Was hij vertrouwd met je werk?

“Nee, maar hij heeft dan wel een goeie invalshoek gevonden… We konden heel goed met elkaar praten. Bijna nog beter als het niet over muziek ging. Over levensfilosofie, levensdrive en appetijt, daar konden we elkaar wel goed in vinden. Stef is ook nog een beetje een jongen. En net zo’n zenuwpiet als ik. Hij kan ook niet stilzitten. We waren aan het zwemmen in de zee, veel te ver, en geen van de twee ging de andere tegenhouden om naar Afrika te zwemmen.”

En zijn jullie in Afrika beland?

“Nee, verder dan Kreta zijn we niet gekomen. Dat was ver genoeg. We moesten nog werken.”

(Steekt nog een sigaret op).

De hoeveelste is dit?

“In mijn leven? De 620.000ste. Ik heb onlangs de berekening gemaakt. Ik moet stoppen voor mijn stem. Het is genoeg geweest.”

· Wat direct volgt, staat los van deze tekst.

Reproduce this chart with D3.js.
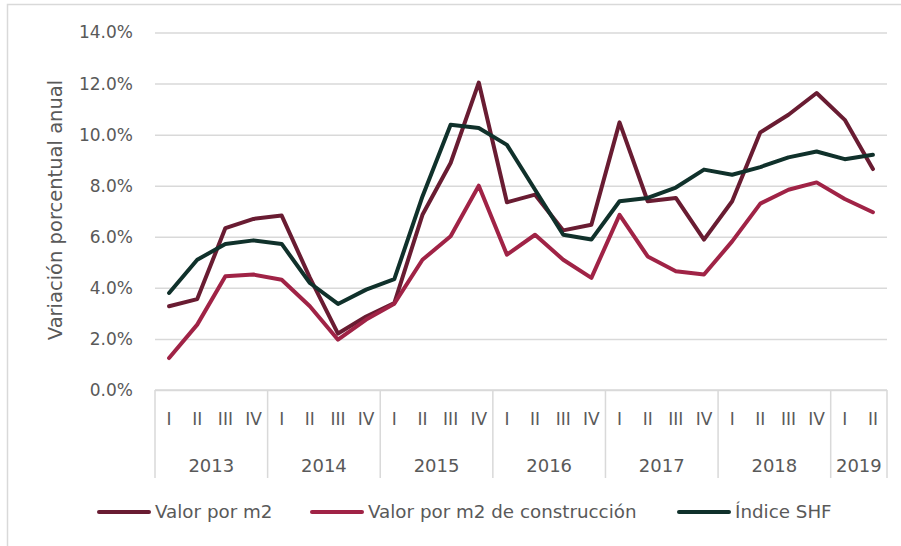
<!DOCTYPE html>
<html>
<head>
<meta charset="utf-8">
<script src="https://cdn.jsdelivr.net/npm/d3@7"></script>
<style>
  html, body { margin: 0; padding: 0; background: #fff; }
  svg text { font-family: "DejaVu Sans", sans-serif; fill: #595959; }
</style>
</head>
<body>
<svg id="chart" width="901" height="546"></svg>
<script>
// years and how many quarters each one shows
const years = ['2013', '2014', '2015', '2016', '2017', '2018', '2019'];
const quartersPerYear = [4, 4, 4, 4, 4, 4, 2];
const quarterNames = ['I', 'II', 'III', 'IV'];

// annual variation, percent
const valorM2 = [3.28, 3.56, 6.34, 6.70, 6.83, 4.40, 2.21, 2.88, 3.40, 6.86, 8.89, 12.04, 7.35,
                 7.65, 6.25, 6.47, 10.48, 7.39, 7.52, 5.89, 7.39, 10.09, 10.78, 11.63, 10.58, 8.65];
const valorConstruccion = [1.25, 2.56, 4.45, 4.52, 4.32, 3.28, 1.97, 2.76, 3.38, 5.10, 6.02, 8.00, 5.30,
                           6.08, 5.10, 4.39, 6.86, 5.23, 4.65, 4.52, 5.82, 7.30, 7.84, 8.13, 7.48, 6.96];
const indiceSHF = [3.80, 5.10, 5.72, 5.86, 5.72, 4.19, 3.37, 3.93, 4.34, 7.58, 10.39, 10.26, 9.60,
                   7.84, 6.08, 5.89, 7.39, 7.52, 7.93, 8.63, 8.43, 8.73, 9.11, 9.34, 9.04, 9.21];
const yTicks = [0, 2, 4, 6, 8, 10, 12, 14];

const seriesNames = ['Valor por m2', 'Valor por m2 de construcción', 'Índice SHF'];
const seriesColors = ['#691C32', '#A02346', '#10312B'];
const seriesValues = [valorM2, valorConstruccion, indiceSHF];

// category keys, e.g. "2013-I"
let categories = [];
years.forEach((y, i) => {
    for(let q = 0; q < quartersPerYear[i]; q++) categories.push(y + '-' + quarterNames[q]);
});

const svg = d3.select('#chart');
const margin = {left: 155, right: 887, top: 32.5, bottom: 390};
const grid = '#d9d9d9';

// outer frame
svg.append('rect')
    .attr('x', 7.5).attr('y', 4.5)
    .attr('width', 920).attr('height', 560)
    .attr('fill', 'none').attr('stroke', grid).attr('stroke-width', 1.5);

const x = d3.scaleBand().domain(categories).range([margin.left, margin.right]).padding(0);
const y = d3.scaleLinear().domain([0, 14]).range([margin.bottom, margin.top]);

// gridlines + y labels
const yAxis = d3.axisLeft(y)
    .tickValues(yTicks)
    .tickSize(-(margin.right - margin.left))
    .tickPadding(22)
    .tickFormat(d => d.toFixed(1) + '%');

let gy = svg.append('g')
    .attr('transform', `translate(${margin.left},0)`)
    .call(yAxis);
gy.select('.domain').remove();
gy.selectAll('.tick line').attr('stroke', grid).attr('stroke-width', 1.5);
gy.selectAll('.tick text').attr('font-size', 17).attr('fill', '#595959')
    .attr('font-family', '"DejaVu Sans", sans-serif');

// x axis: quarter labels
const xAxis = d3.axisBottom(x).tickSize(0).tickPadding(23)
    .tickFormat(d => d.split('-')[1]);
let gx = svg.append('g')
    .attr('transform', `translate(0,${margin.bottom})`)
    .call(xAxis);
gx.select('.domain').remove();
gx.selectAll('.tick text').attr('font-size', 17).attr('fill', '#595959')
    .attr('font-family', '"DejaVu Sans", sans-serif');

// x axis: baseline + year separators + year labels
svg.append('line')
    .attr('x1', margin.left).attr('x2', margin.right)
    .attr('y1', margin.bottom).attr('y2', margin.bottom)
    .attr('stroke', grid).attr('stroke-width', 1.5);

let start = 0;
let bounds = [];
years.forEach((yr, i) => {
    let first = categories[start], last = categories[start + quartersPerYear[i] - 1];
    bounds.push({yr, x0: x(first), x1: x(last) + x.bandwidth()});
    start += quartersPerYear[i];
});

svg.append('g').selectAll('line')
    .data([bounds[0].x0].concat(bounds.map(b => b.x1)))
    .join('line')
    .attr('x1', d => d).attr('x2', d => d)
    .attr('y1', margin.bottom).attr('y2', 478)
    .attr('stroke', grid).attr('stroke-width', 1.5);

svg.append('g').selectAll('text')
    .data(bounds)
    .join('text')
    .attr('x', d => (d.x0 + d.x1) / 2)
    .attr('y', 472)
    .attr('text-anchor', 'middle')
    .attr('font-size', 18)
    .text(d => d.yr);

// y title
svg.append('text')
    .attr('transform', 'translate(62,210) rotate(-90)')
    .attr('text-anchor', 'middle')
    .attr('font-size', 19.5)
    .text('Variación porcentual anual');

// lines
const line = d3.line()
    .x((d, i) => x(categories[i]) + x.bandwidth() / 2)
    .y(d => y(d));

svg.append('g').selectAll('path')
    .data(seriesValues)
    .join('path')
    .attr('d', line)
    .attr('fill', 'none')
    .attr('stroke', (d, i) => seriesColors[i])
    .attr('stroke-width', 4)
    .attr('stroke-linejoin', 'round')
    .attr('stroke-linecap', 'round');

// legend
const legendX = [99, 312, 679];
let lg = svg.append('g').selectAll('g')
    .data(seriesNames)
    .join('g')
    .attr('transform', (d, i) => `translate(${legendX[i]},512)`);

lg.append('line')
    .attr('x1', 0).attr('x2', 50)
    .attr('stroke', (d, i) => seriesColors[i])
    .attr('stroke-width', 4)
    .attr('stroke-linecap', 'round');

lg.append('text')
    .attr('x', 56)
    .attr('dy', '0.35em')
    .attr('font-size', 18.3)
    .text(d => d);
</script>
</body>
</html>
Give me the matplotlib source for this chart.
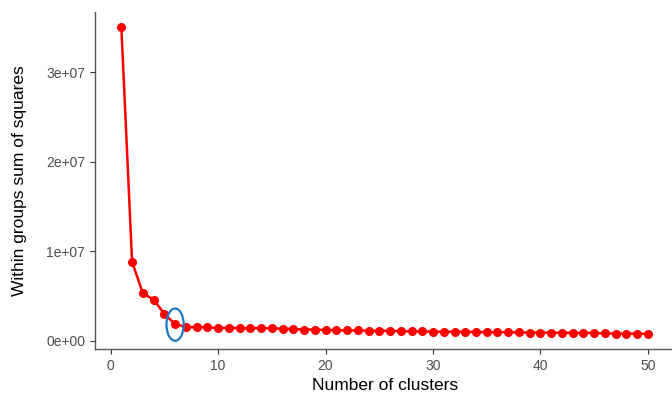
import matplotlib
matplotlib.use('Agg')
import matplotlib.pyplot as plt
from matplotlib.patches import Ellipse

plt.rcParams['font.family'] = ['Liberation Sans', 'DejaVu Sans']

# Data
clusters = list(range(1, 51))
wss = [3.50e7, 8.8e6, 5.3e6, 4.6e6, 3.0e6, 1.85e6, 1.55e6, 1.5e6, 1.5e6, 1.4e6,
       1.45e6, 1.4e6, 1.4e6, 1.4e6, 1.38e6, 1.35e6, 1.3e6, 1.25e6, 1.25e6, 1.2e6,
       1.18e6, 1.15e6, 1.15e6, 1.13e6, 1.12e6, 1.12e6, 1.05e6, 1.05e6, 1.05e6, 1.02e6,
       1.0e6, 1.0e6, 1.0e6, 0.98e6, 0.95e6, 0.95e6, 0.95e6, 0.93e6, 0.92e6, 0.92e6,
       0.9e6, 0.9e6, 0.88e6, 0.88e6, 0.87e6, 0.82e6, 0.8e6, 0.8e6, 0.78e6, 0.78e6]
elbow_k = 6

fig = plt.figure(figsize=(6.72, 3.94), dpi=100)
ax = fig.add_axes([0.1414, 0.114, 0.862, 0.8555])

ax.plot(clusters, wss, color='red', linewidth=1.8, marker='o', markersize=5.5)

# highlight the elbow
ax.add_patch(Ellipse((elbow_k, wss[elbow_k - 1] - 0.05e6), width=1.6, height=3.6e6,
                     fill=False, edgecolor='#1f78c1', linewidth=1.6, zorder=5))

ax.set_xlim(-1.45, 52.45)
ax.set_ylim(-0.93e6, 3.67e7)
ax.set_xticks([0, 10, 20, 30, 40, 50])
ax.set_yticks([0, 1e7, 2e7, 3e7])
ax.set_yticklabels(['0e+00', '1e+07', '2e+07', '3e+07'])

ax.set_xlabel('Number of clusters', fontsize=12.5, color='black')
ax.set_ylabel('Within groups sum of squares', fontsize=12.5, color='black')
ax.yaxis.set_label_coords(-0.117, 0.5)

for side in ['top', 'right']:
    ax.spines[side].set_visible(False)
for side in ['left', 'bottom']:
    ax.spines[side].set_color('#555555')
    ax.spines[side].set_linewidth(1.0)
ax.tick_params(colors='#333333', labelsize=10, length=3.5, width=0.8, labelcolor='#4d4d4d')

fig.savefig('out.png', dpi=100)
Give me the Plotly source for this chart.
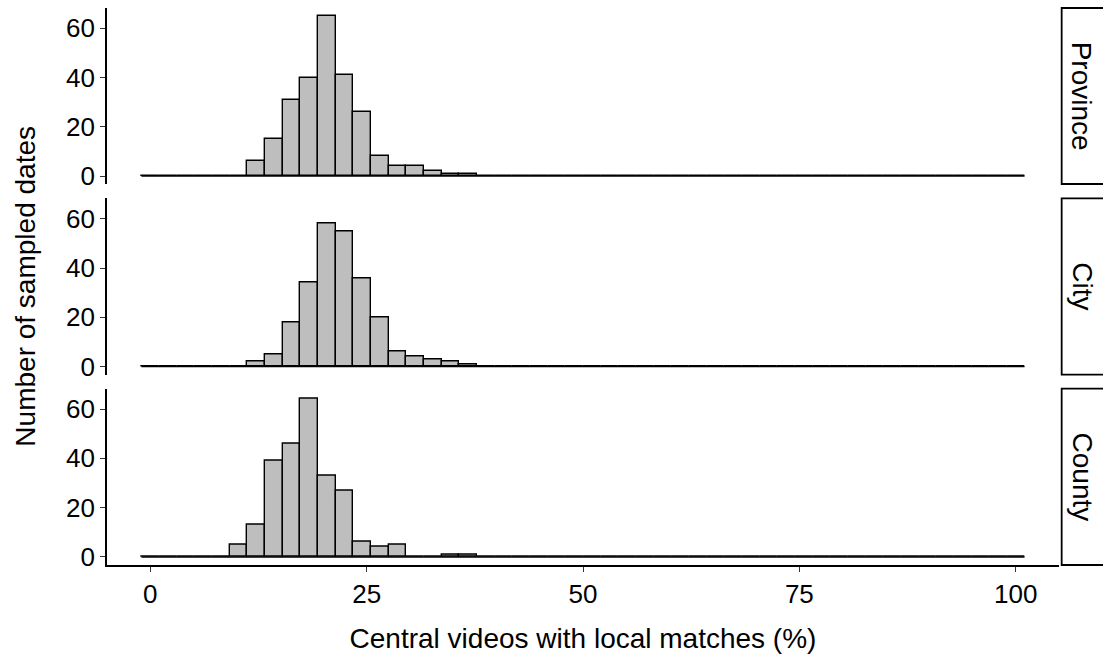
import plotly.graph_objects as go

# Histogram setup: 50 bins spanning 0..100, centred on 0 and 100
n_bins = 50
x_min, x_max = 0.0, 100.0
first_bin = 5  # index of the first bin listed below

facets = ["Province", "City", "County"]
province_counts = [0, 6, 15, 31, 40, 65, 41, 26, 8, 4, 4, 2, 1, 1]
city_counts = [0, 2, 5, 18, 34, 58, 55, 36, 20, 6, 4, 3, 2, 1]
county_counts = [5, 13, 39, 46, 64, 33, 27, 6, 4, 5, 0, 0, 1, 1]

x_ticks = [0, 25, 50, 75, 100]
y_ticks = [0, 20, 40, 60]

binwidth = (x_max - x_min) / (n_bins - 1)
centers = [x_min + i * binwidth for i in range(n_bins)]


def full_counts(counts):
    out = [0] * n_bins
    for i, c in enumerate(counts):
        out[first_bin + i] = c
    return out


all_counts = [full_counts(c) for c in (province_counts, city_counts, county_counts)]
y_top = max(max(c) for c in all_counts)
y_pad = 0.05 * y_top

FONT = "Liberation Sans, Arial, Helvetica, sans-serif"
TICK_SIZE = 26
TITLE_SIZE = 28
domains = [[0.684, 1.0], [0.3417, 0.6582], [0.0, 0.3165]]

fig = go.Figure()
for k, (name, counts) in enumerate(zip(facets, all_counts)):
    ax = "" if k == 0 else str(k + 1)
    fig.add_trace(go.Bar(
        x=centers, y=counts, width=binwidth,
        marker=dict(color="#BEBEBE", line=dict(color="black", width=1.4)),
        xaxis="x" + ax, yaxis="y" + ax, showlegend=False,
    ))
    # flat outline across empty bins
    fig.add_trace(go.Scatter(
        x=[centers[0] - binwidth / 2, centers[-1] + binwidth / 2], y=[0, 0],
        mode="lines", line=dict(color="black", width=1.4),
        xaxis="x" + ax, yaxis="y" + ax, showlegend=False, hoverinfo="skip",
    ))

    bottom = k == len(facets) - 1
    fig.update_layout(**{
        "xaxis" + ax: dict(
            domain=[0, 1], anchor="y" + ax, range=[-5, 105],
            tickvals=x_ticks if bottom else [], ticks="outside" if bottom else "",
            ticklen=5, tickwidth=1.4, tickcolor="#333333",
            showline=bottom, linecolor="black", linewidth=1.8,
            showgrid=False, zeroline=False, showticklabels=bottom,
            tickfont=dict(family=FONT, size=TICK_SIZE, color="black"),
            matches=None if k == 0 else "x", automargin=False,
            title=dict(text="Central videos with local matches (%)",
                       font=dict(family=FONT, size=TITLE_SIZE, color="black"),
                       standoff=20) if bottom else None,
        ),
        "yaxis" + ax: dict(
            domain=domains[k], anchor="x" + ax, range=[-y_pad, y_top + y_pad],
            tickvals=y_ticks, ticks="outside", ticklen=5, tickwidth=1.4,
            tickcolor="#333333", showline=True, linecolor="black", linewidth=1.8,
            showgrid=False, zeroline=False, automargin=False,
            tickfont=dict(family=FONT, size=TICK_SIZE, color="black"),
        ),
    })
    # facet strip on the right
    fig.add_shape(type="rect", xref="paper", yref="paper",
                  x0=1.0028, x1=1.06, y0=domains[k][0], y1=domains[k][1],
                  line=dict(color="black", width=1.8), fillcolor="white")
    fig.add_annotation(text=name, xref="paper", yref="paper",
                       x=1.0245, y=sum(domains[k]) / 2,
                       xanchor="center", yanchor="middle", showarrow=False,
                       textangle=90,
                       font=dict(family=FONT, size=TITLE_SIZE, color="black"))

fig.add_annotation(text="Number of sampled dates", xref="paper", yref="paper",
                   x=-0.086, y=0.5, xanchor="center", yanchor="middle",
                   showarrow=False, textangle=-90,
                   font=dict(family=FONT, size=TITLE_SIZE, color="black"))

fig.update_layout(
    width=1103, height=655,
    margin=dict(l=107, r=44, t=8, b=90),
    plot_bgcolor="white", paper_bgcolor="white",
    bargap=0, barmode="overlay",
)

fig.write_html("out.html")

Die korrel in je stem past je natuurlijk wel.

“Binnenkort blijft alleen nog die korrel over en kan ik mijn oude nummers niet meer zingen. Of moet ik die twee halve noten verlagen. Maar zo goed ben ik niet in notenleer.”

De zomertip van Daan

“Eigenlijk moet je iedere zomer minstens een keer buiten slapen. Ik bedoel niet in een tent, maar gewoon onder de blote hemel. Ik doe dat hier gewoon op de trampoline. Die is groot genoeg en die ligt heel lekker. Of gooi gewoon een matras in je koffer en plof die eender waar neer tijdens een droge nacht, om wakker te worden met de vogels. Er is niets zaliger. Op het strand is het ook altijd zalig indommelen en ontwaken. Dat is nog iets heel anders dan met je venster open slapen. Gewoon onder de blote hemel. Alle hemels zijn goed. Zelfs als er regen uitvalt. Dan heb je meteen wat avontuur. Op het dak is ook een mogelijkheid. Als je een plat dak hebt. Al moet je er dan wel zeker van zijn dat je niet slaapwandelt en ’s nachts niet op wandel gaat, of dat zou wel eens verkeerd kunnen aflopen.”